Without the pictures, print the lines running from the beginning of the material to the line containing "const yStep = 5;", both ends included.

_ _ _

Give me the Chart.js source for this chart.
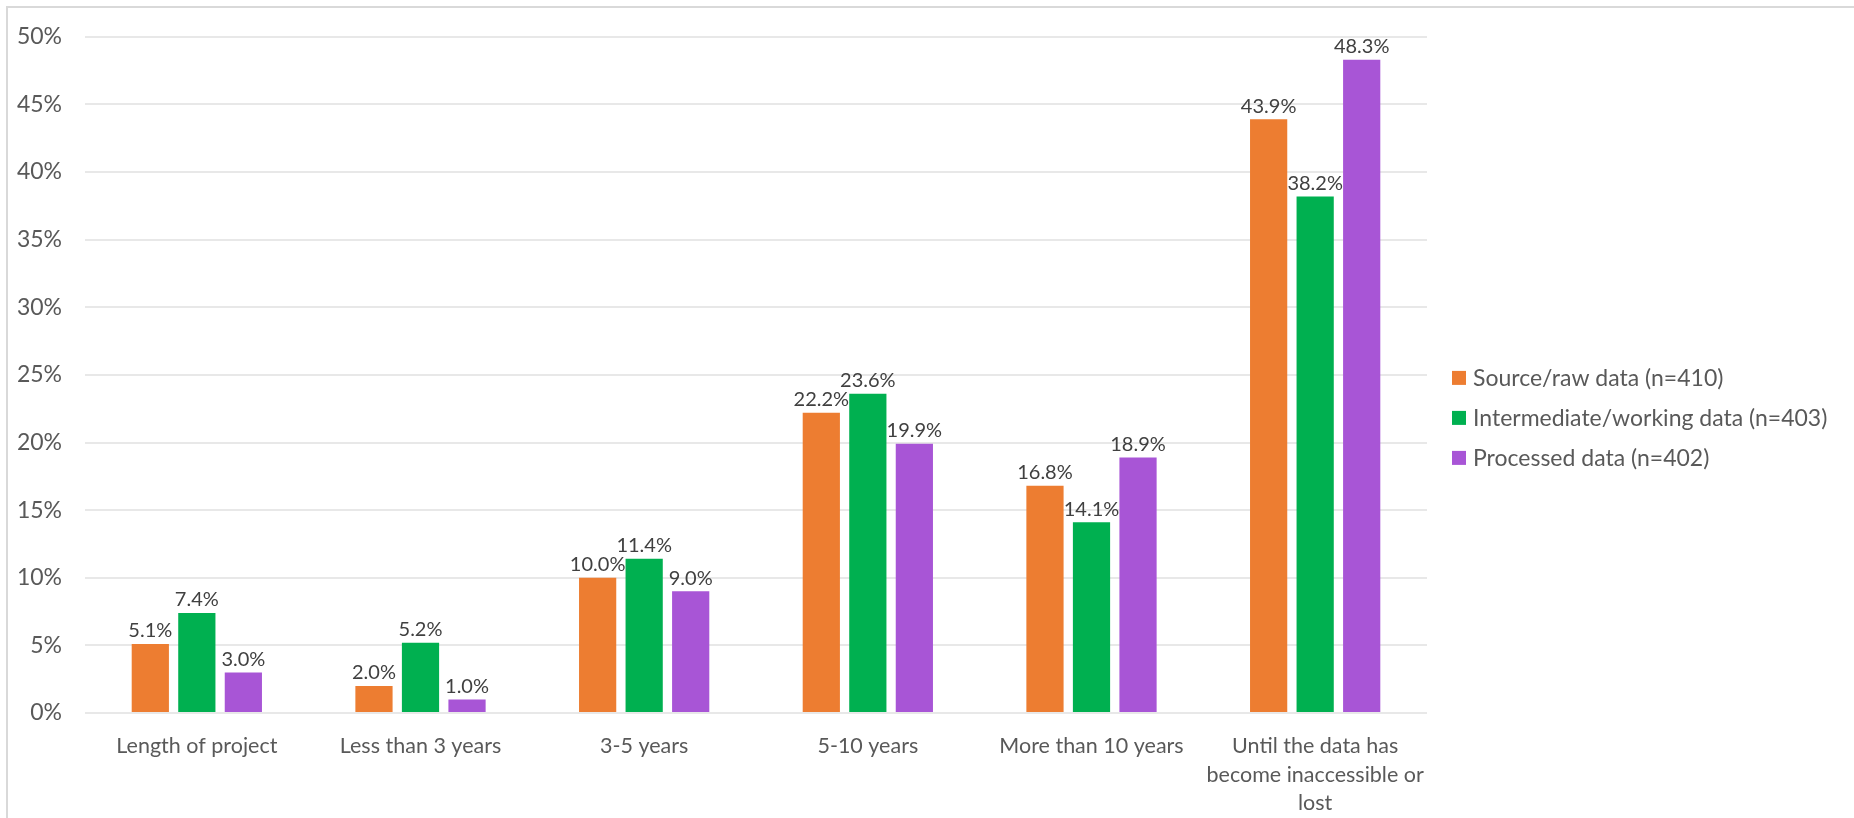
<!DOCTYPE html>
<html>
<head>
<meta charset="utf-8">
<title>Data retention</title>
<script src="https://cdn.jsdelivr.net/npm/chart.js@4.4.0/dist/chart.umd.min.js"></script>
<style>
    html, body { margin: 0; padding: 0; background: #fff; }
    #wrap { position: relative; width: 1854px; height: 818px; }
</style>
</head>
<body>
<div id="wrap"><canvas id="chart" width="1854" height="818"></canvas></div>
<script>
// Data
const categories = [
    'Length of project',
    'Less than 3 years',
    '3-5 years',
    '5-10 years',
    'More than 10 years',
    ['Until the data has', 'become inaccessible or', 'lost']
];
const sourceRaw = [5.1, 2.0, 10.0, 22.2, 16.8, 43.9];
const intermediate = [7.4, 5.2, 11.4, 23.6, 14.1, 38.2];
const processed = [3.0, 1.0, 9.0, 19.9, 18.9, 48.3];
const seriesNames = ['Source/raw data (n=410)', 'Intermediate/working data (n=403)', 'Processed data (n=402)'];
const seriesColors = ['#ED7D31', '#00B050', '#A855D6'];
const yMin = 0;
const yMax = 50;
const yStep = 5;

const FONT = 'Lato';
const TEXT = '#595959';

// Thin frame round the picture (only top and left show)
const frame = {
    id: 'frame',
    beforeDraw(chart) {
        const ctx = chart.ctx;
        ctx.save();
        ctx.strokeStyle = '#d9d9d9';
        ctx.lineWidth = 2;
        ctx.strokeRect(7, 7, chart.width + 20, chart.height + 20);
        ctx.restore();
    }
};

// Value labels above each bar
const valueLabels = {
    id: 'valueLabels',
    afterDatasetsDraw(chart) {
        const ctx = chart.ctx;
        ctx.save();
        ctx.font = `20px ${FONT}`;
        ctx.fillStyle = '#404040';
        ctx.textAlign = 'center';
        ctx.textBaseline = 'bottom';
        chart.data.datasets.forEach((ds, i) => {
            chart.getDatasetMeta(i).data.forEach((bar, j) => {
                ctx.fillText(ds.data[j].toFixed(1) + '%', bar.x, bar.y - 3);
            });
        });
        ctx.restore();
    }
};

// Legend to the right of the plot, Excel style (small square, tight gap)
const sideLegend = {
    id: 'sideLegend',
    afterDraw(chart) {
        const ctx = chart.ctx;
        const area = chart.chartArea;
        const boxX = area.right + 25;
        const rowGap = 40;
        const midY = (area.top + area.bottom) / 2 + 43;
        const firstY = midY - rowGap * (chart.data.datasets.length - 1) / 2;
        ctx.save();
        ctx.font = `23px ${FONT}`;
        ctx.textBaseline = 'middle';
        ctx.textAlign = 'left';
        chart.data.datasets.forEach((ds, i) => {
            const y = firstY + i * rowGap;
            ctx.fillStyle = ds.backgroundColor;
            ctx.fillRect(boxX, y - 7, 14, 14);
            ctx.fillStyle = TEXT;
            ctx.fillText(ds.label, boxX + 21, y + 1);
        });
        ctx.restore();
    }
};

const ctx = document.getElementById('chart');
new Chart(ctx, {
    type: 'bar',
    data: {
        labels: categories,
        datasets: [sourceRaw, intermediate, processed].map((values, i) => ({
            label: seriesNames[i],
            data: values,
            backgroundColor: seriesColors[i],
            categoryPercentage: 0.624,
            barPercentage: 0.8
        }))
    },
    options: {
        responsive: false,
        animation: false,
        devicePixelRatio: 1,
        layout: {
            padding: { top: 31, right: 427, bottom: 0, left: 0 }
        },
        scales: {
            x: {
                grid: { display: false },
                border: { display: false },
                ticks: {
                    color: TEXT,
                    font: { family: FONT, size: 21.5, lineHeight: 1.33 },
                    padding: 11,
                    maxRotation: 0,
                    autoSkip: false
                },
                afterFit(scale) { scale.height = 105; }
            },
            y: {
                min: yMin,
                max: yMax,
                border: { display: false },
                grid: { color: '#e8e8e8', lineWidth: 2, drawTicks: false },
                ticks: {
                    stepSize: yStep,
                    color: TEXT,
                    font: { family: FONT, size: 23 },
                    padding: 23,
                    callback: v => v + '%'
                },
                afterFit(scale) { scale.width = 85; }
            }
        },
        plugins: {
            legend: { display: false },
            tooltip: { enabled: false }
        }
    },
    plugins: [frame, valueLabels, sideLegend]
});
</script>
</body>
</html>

_ _ _

Exercise solution
Give me the Chart.js source for this chart.
<!DOCTYPE html>
<html>
<head>
<meta charset="utf-8">
<title>Data retention</title>
<script src="https://cdn.jsdelivr.net/npm/chart.js@4.4.0/dist/chart.umd.min.js"></script>
<style>
    html, body { margin: 0; padding: 0; background: #fff; }
    #wrap { position: relative; width: 1854px; height: 818px; }
</style>
</head>
<body>
<div id="wrap"><canvas id="chart" width="1854" height="818"></canvas></div>
<script>
// Data
const categories = [
    'Length of project',
    'Less than 3 years',
    '3-5 years',
    '5-10 years',
    'More than 10 years',
    ['Until the data has', 'become inaccessible or', 'lost']
];
const sourceRaw = [5.1, 2.0, 10.0, 22.2, 16.8, 43.9];
const intermediate = [7.4, 5.2, 11.4, 23.6, 14.1, 38.2];
const processed = [3.0, 1.0, 9.0, 19.9, 18.9, 48.3];
const seriesNames = ['Source/raw data (n=410)', 'Intermediate/working data (n=403)', 'Processed data (n=402)'];
const seriesColors = ['#ED7D31', '#00B050', '#A855D6'];
const yMin = 0;
const yMax = 50;
const yStep = 5;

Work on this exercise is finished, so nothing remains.